WHAT YOU HAVE TO DO. Quote, verbatim, all material below, without pictures.

SOURCE DATA.
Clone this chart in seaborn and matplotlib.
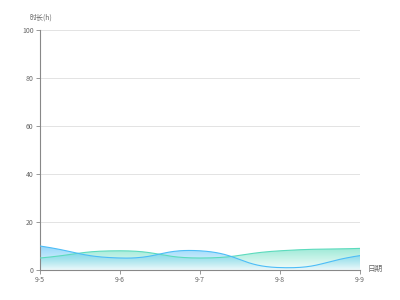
import numpy as np
import pandas as pd
import matplotlib
matplotlib.use("Agg")
import matplotlib.pyplot as plt
from matplotlib.colors import LinearSegmentedColormap
import seaborn as sns

dates = ["9-5", "9-6", "9-7", "9-8", "9-9"]
series_a = [10, 5, 8, 1, 6]      # blue
series_b = [5, 8, 5, 8, 9]       # green
y_ticks = [0, 20, 40, 60, 80, 100]

sns.set_theme(style="white")
plt.rcParams["font.family"] = ["Noto Sans CJK SC", "DejaVu Sans"]

fig = plt.figure(figsize=(4, 3), dpi=100)
ax = fig.add_axes([0.1, 0.1, 0.8, 0.8])

SX, SY = 80.0, 2.4  # pixel scale for smoothing


def smooth_curve(xs, ys, smooth=0.5, n=40):
    px = np.asarray(xs, float) * SX
    py = np.asarray(ys, float) * SY
    m = len(px)
    cps = []
    for i in range(m):
        p = np.array([px[i], py[i]])
        pp = np.array([px[i - 1], py[i - 1]]) if i > 0 else p
        pn = np.array([px[i + 1], py[i + 1]]) if i < m - 1 else p
        v = pn - pp
        d0 = np.linalg.norm(p - pp)
        d1 = np.linalg.norm(pn - p)
        r = d0 / (d0 + d1) if (d0 + d1) > 0 else 0.5
        c0 = p - v * smooth * r
        c1 = p + v * smooth * (1 - r)
        cps.append((c0, c1))
    outx, outy = [], []
    t = np.linspace(0, 1, n)
    for i in range(m - 1):
        P0 = np.array([px[i], py[i]])
        P3 = np.array([px[i + 1], py[i + 1]])
        P1 = cps[i][1]
        P2 = cps[i + 1][0]
        b = ((1 - t) ** 3)[:, None] * P0 + (3 * (1 - t) ** 2 * t)[:, None] * P1 \
            + (3 * (1 - t) * t ** 2)[:, None] * P2 + (t ** 3)[:, None] * P3
        if i > 0:
            b = b[1:]
        outx.extend(b[:, 0] / SX)
        outy.extend(b[:, 1] / SY)
    return np.array(outx), np.array(outy)


x_idx = np.arange(len(dates))
specs = [
    (series_b, (0.36, 0.86, 0.74), "B"),
    (series_a, (0.30, 0.74, 0.97), "A"),
]

for vals, col, name in specs:
    sx, sy = smooth_curve(x_idx, vals)
    poly = ax.fill_between(sx, 0, sy, color="none", lw=0)
    top = max(vals)
    cmap = LinearSegmentedColormap.from_list(
        "g" + name, [(*col, 0.05), (*col, 0.6)])
    grad = np.linspace(0, 1, 256).reshape(-1, 1)
    im = ax.imshow(grad, cmap=cmap, aspect="auto", origin="lower",
                   extent=[0, len(dates) - 1, 0, top], zorder=2)
    im.set_clip_path(poly.get_paths()[0], transform=ax.transData)
    df = pd.DataFrame({"x": sx, "y": sy})
    sns.lineplot(data=df, x="x", y="y", ax=ax, color=col, lw=0.8,
                 sort=False, zorder=3)

ax.set_xlim(0, len(dates) - 1)
ax.set_ylim(0, 100)
ax.set_xticks(x_idx)
ax.set_xticklabels(dates)
ax.set_yticks(y_ticks)
ax.set_yticklabels([str(v) for v in y_ticks])
ax.set_xlabel("")
ax.set_ylabel("")
for v in y_ticks[1:]:
    ax.axhline(v, color="#e3e3e3", lw=0.7, zorder=0)

for s in ["top", "right"]:
    ax.spines[s].set_visible(False)
for s in ["left", "bottom"]:
    ax.spines[s].set_color("#888888")
    ax.spines[s].set_linewidth(0.8)
ax.tick_params(axis="both", which="both", length=3, width=0.6,
               color="#888888", labelsize=5, labelcolor="#666666", pad=1.5,
               direction="out", bottom=True, left=True)

fig.text(0.075, 0.94, "时长(h)", fontsize=5, color="#666666", ha="left", va="center")
fig.text(0.918, 0.105, "日期", fontsize=5.5, color="#666666", ha="left", va="center")

fig.savefig("out.png", dpi=100)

RESULT OF THE EXERCISE.
Clone this chart in seaborn and matplotlib.
import numpy as np
import pandas as pd
import matplotlib
matplotlib.use("Agg")
import matplotlib.pyplot as plt
from matplotlib.colors import LinearSegmentedColormap
import seaborn as sns

dates = ["9-5", "9-6", "9-7", "9-8", "9-9"]
series_a = [10, 5, 8, 1, 6]      # blue
series_b = [5, 8, 5, 8, 9]       # green
y_ticks = [0, 20, 40, 60, 80, 100]

sns.set_theme(style="white")
plt.rcParams["font.family"] = ["Noto Sans CJK SC", "DejaVu Sans"]

fig = plt.figure(figsize=(4, 3), dpi=100)
ax = fig.add_axes([0.1, 0.1, 0.8, 0.8])

SX, SY = 80.0, 2.4  # pixel scale for smoothing


def smooth_curve(xs, ys, smooth=0.5, n=40):
    px = np.asarray(xs, float) * SX
    py = np.asarray(ys, float) * SY
    m = len(px)
    cps = []
    for i in range(m):
        p = np.array([px[i], py[i]])
        pp = np.array([px[i - 1], py[i - 1]]) if i > 0 else p
        pn = np.array([px[i + 1], py[i + 1]]) if i < m - 1 else p
        v = pn - pp
        d0 = np.linalg.norm(p - pp)
        d1 = np.linalg.norm(pn - p)
        r = d0 / (d0 + d1) if (d0 + d1) > 0 else 0.5
        c0 = p - v * smooth * r
        c1 = p + v * smooth * (1 - r)
        cps.append((c0, c1))
    outx, outy = [], []
    t = np.linspace(0, 1, n)
    for i in range(m - 1):
        P0 = np.array([px[i], py[i]])
        P3 = np.array([px[i + 1], py[i + 1]])
        P1 = cps[i][1]
        P2 = cps[i + 1][0]
        b = ((1 - t) ** 3)[:, None] * P0 + (3 * (1 - t) ** 2 * t)[:, None] * P1 \
            + (3 * (1 - t) * t ** 2)[:, None] * P2 + (t ** 3)[:, None] * P3
        if i > 0:
            b = b[1:]
        outx.extend(b[:, 0] / SX)
        outy.extend(b[:, 1] / SY)
    return np.array(outx), np.array(outy)


x_idx = np.arange(len(dates))
specs = [
    (series_b, (0.36, 0.86, 0.74), "B"),
    (series_a, (0.30, 0.74, 0.97), "A"),
]

for vals, col, name in specs:
    sx, sy = smooth_curve(x_idx, vals)
    poly = ax.fill_between(sx, 0, sy, color="none", lw=0)
    top = max(vals)
    cmap = LinearSegmentedColormap.from_list(
        "g" + name, [(*col, 0.05), (*col, 0.6)])
    grad = np.linspace(0, 1, 256).reshape(-1, 1)
    im = ax.imshow(grad, cmap=cmap, aspect="auto", origin="lower",
                   extent=[0, len(dates) - 1, 0, top], zorder=2)
    im.set_clip_path(poly.get_paths()[0], transform=ax.transData)
    df = pd.DataFrame({"x": sx, "y": sy})
    sns.lineplot(data=df, x="x", y="y", ax=ax, color=col, lw=0.8,
                 sort=False, zorder=3)

ax.set_xlim(0, len(dates) - 1)
ax.set_ylim(0, 100)
ax.set_xticks(x_idx)
ax.set_xticklabels(dates)
ax.set_yticks(y_ticks)
ax.set_yticklabels([str(v) for v in y_ticks])
ax.set_xlabel("")
ax.set_ylabel("")
for v in y_ticks[1:]:
    ax.axhline(v, color="#e3e3e3", lw=0.7, zorder=0)

for s in ["top", "right"]:
    ax.spines[s].set_visible(False)
for s in ["left", "bottom"]:
    ax.spines[s].set_color("#888888")
    ax.spines[s].set_linewidth(0.8)
ax.tick_params(axis="both", which="both", length=3, width=0.6,
               color="#888888", labelsize=5, labelcolor="#666666", pad=1.5,
               direction="out", bottom=True, left=True)

fig.text(0.075, 0.94, "时长(h)", fontsize=5, color="#666666", ha="left", va="center")
fig.text(0.918, 0.105, "日期", fontsize=5.5, color="#666666", ha="left", va="center")

fig.savefig("out.png", dpi=100)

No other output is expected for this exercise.